First of all, thanks for your reply. I absolutely praise your approach! It's mine too but this time we're going a bit (more than just a bit) beyond my knowledge given that I'm not that familiar with electronics and I don't know how to build the necessary circuitry! I need to document myself as it is certainly a very interesting approach and it could definitively help me.
I know CEC is everything but not a standard as it should be and things are often broken. The reason which has led me to think about CEC is quite a strange one. I presume one of the leds backlighting the panel is failing (or its solder joints are, not a great difference anyway) and when I turn the TV on a small portion of the panel shows a shadow because of the missing backlighting. Just turning it off immediately then on again solves the issue and I can continue using the TV for hours with no issues at all, I don't know why honestly speaking. The only explanation I could think of is a bad solder joint which gets healed by the first power on but I don't know how turning it on for just a second could be enough to induce thermal expansion, very strange I have to say!

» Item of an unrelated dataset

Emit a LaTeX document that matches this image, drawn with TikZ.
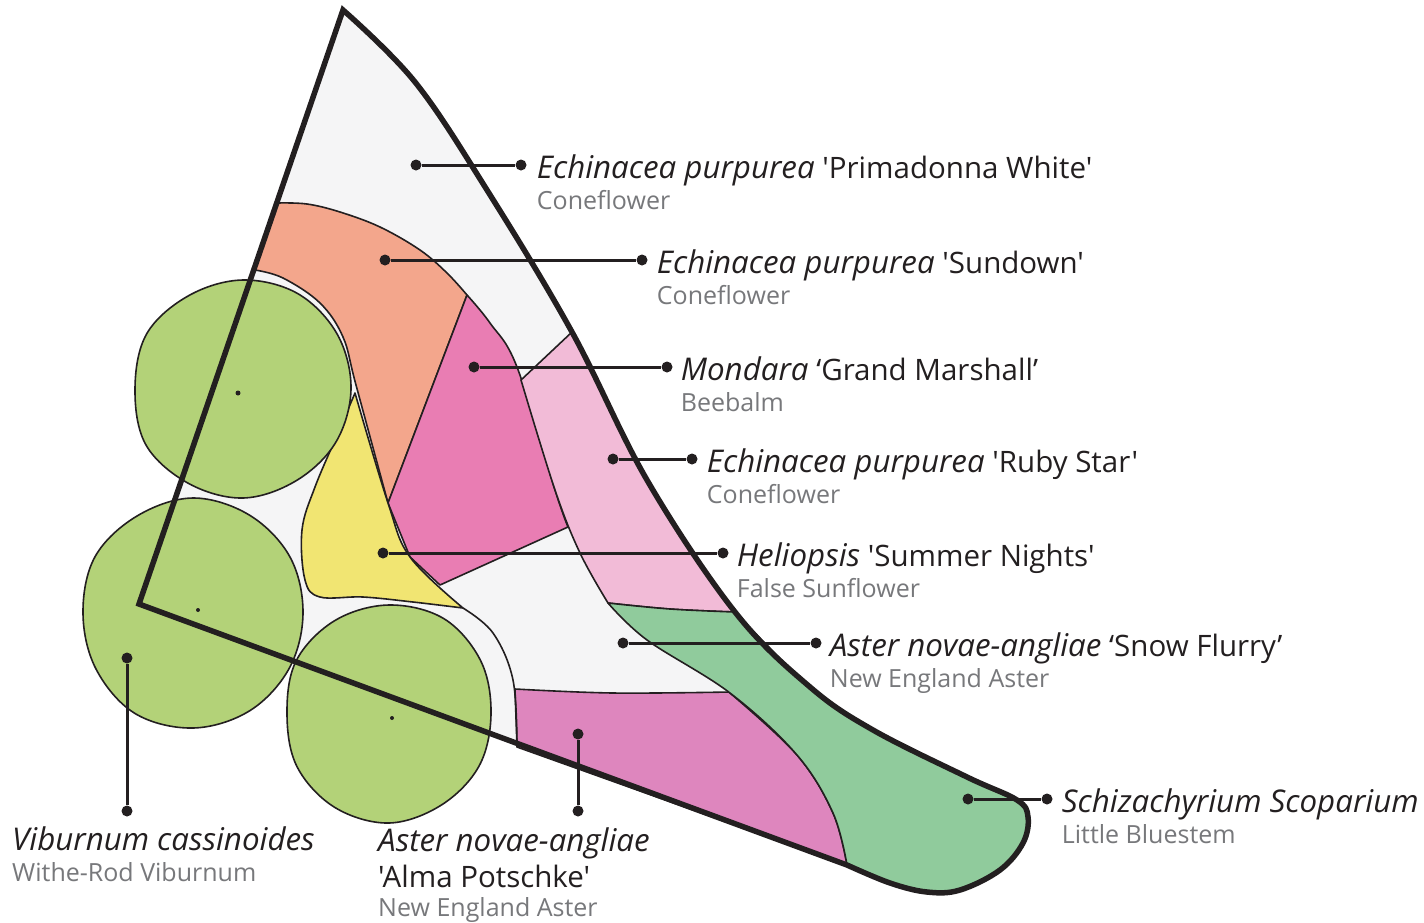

I know it can be opened, the panel teared down and the culprit led replaced or its solder joints retouched and I could even do it but it is a matter of hours, a nightmare and even more a waste of time considering we're talking about a cheap TV set used in the kitchen so, instead of just replacing it (producing unnecessary e-waste is one of the things I hate the most), I've thought about reproducing the same by CEC (through a startup script) with the added extra of rendering a failing DVB-T TV a DVB-T2 smart one thanks to LE running on a cheap RPi Zero with an Xbox One tuner connected to it, the both of them already lying around.
This is my aim. I don't know if an RPi Zero has enough horsepower (probably not but, should that prove to be the issue, I could even switch to something better if I would reach my goal as I'm almost sure it's possible to do) while I definitively know my approach is even stranger than the issue it is intended to solve: these are my mental processes!